* WHAT TO PRODUCE *
Copy the listing verbatim, excluding any images found in it.

## START DATA LINES

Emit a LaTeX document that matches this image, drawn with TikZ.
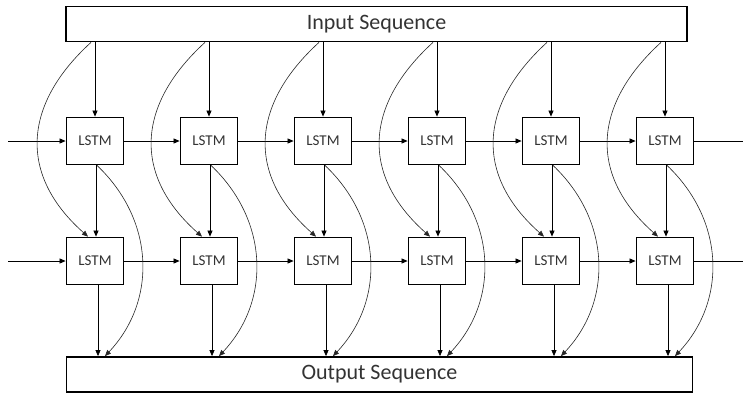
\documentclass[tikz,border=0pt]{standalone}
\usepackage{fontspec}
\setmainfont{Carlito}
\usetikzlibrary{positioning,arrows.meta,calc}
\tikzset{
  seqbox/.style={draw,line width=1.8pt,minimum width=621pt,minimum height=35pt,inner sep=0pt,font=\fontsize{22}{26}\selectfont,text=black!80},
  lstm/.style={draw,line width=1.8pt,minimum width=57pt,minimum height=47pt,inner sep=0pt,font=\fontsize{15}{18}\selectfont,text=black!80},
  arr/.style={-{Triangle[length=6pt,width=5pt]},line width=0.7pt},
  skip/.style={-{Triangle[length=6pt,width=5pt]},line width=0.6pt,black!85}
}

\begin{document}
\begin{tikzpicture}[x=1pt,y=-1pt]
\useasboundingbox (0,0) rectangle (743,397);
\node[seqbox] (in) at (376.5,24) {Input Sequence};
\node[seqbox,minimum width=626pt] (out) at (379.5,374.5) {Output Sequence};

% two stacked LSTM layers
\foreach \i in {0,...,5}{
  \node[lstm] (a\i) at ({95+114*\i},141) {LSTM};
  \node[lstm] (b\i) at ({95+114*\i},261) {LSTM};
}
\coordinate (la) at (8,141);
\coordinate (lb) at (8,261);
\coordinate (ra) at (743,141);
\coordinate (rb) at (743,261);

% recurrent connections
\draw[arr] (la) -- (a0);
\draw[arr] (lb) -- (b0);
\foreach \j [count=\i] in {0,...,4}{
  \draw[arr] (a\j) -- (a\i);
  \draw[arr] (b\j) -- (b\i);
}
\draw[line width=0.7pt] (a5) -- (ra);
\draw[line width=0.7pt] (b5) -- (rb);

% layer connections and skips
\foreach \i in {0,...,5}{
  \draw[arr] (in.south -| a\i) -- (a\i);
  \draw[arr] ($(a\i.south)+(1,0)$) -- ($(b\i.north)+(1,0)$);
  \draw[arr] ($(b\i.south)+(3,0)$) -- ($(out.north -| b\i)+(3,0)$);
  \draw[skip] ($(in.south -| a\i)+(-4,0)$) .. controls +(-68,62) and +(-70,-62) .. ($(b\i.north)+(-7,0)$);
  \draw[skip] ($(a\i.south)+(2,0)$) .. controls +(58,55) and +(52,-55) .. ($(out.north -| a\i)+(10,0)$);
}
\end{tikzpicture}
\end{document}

## END DATA LINES

* COMPLETE RESPONSE *
Emit a LaTeX document that matches this image, drawn with TikZ.
\documentclass[tikz,border=0pt]{standalone}
\usepackage{fontspec}
\setmainfont{Carlito}
\usetikzlibrary{positioning,arrows.meta,calc}
\tikzset{
  seqbox/.style={draw,line width=1.8pt,minimum width=621pt,minimum height=35pt,inner sep=0pt,font=\fontsize{22}{26}\selectfont,text=black!80},
  lstm/.style={draw,line width=1.8pt,minimum width=57pt,minimum height=47pt,inner sep=0pt,font=\fontsize{15}{18}\selectfont,text=black!80},
  arr/.style={-{Triangle[length=6pt,width=5pt]},line width=0.7pt},
  skip/.style={-{Triangle[length=6pt,width=5pt]},line width=0.6pt,black!85}
}

\begin{document}
\begin{tikzpicture}[x=1pt,y=-1pt]
\useasboundingbox (0,0) rectangle (743,397);
\node[seqbox] (in) at (376.5,24) {Input Sequence};
\node[seqbox,minimum width=626pt] (out) at (379.5,374.5) {Output Sequence};

% two stacked LSTM layers
\foreach \i in {0,...,5}{
  \node[lstm] (a\i) at ({95+114*\i},141) {LSTM};
  \node[lstm] (b\i) at ({95+114*\i},261) {LSTM};
}
\coordinate (la) at (8,141);
\coordinate (lb) at (8,261);
\coordinate (ra) at (743,141);
\coordinate (rb) at (743,261);

% recurrent connections
\draw[arr] (la) -- (a0);
\draw[arr] (lb) -- (b0);
\foreach \j [count=\i] in {0,...,4}{
  \draw[arr] (a\j) -- (a\i);
  \draw[arr] (b\j) -- (b\i);
}
\draw[line width=0.7pt] (a5) -- (ra);
\draw[line width=0.7pt] (b5) -- (rb);

% layer connections and skips
\foreach \i in {0,...,5}{
  \draw[arr] (in.south -| a\i) -- (a\i);
  \draw[arr] ($(a\i.south)+(1,0)$) -- ($(b\i.north)+(1,0)$);
  \draw[arr] ($(b\i.south)+(3,0)$) -- ($(out.north -| b\i)+(3,0)$);
  \draw[skip] ($(in.south -| a\i)+(-4,0)$) .. controls +(-68,62) and +(-70,-62) .. ($(b\i.north)+(-7,0)$);
  \draw[skip] ($(a\i.south)+(2,0)$) .. controls +(58,55) and +(52,-55) .. ($(out.north -| a\i)+(10,0)$);
}
\end{tikzpicture}
\end{document}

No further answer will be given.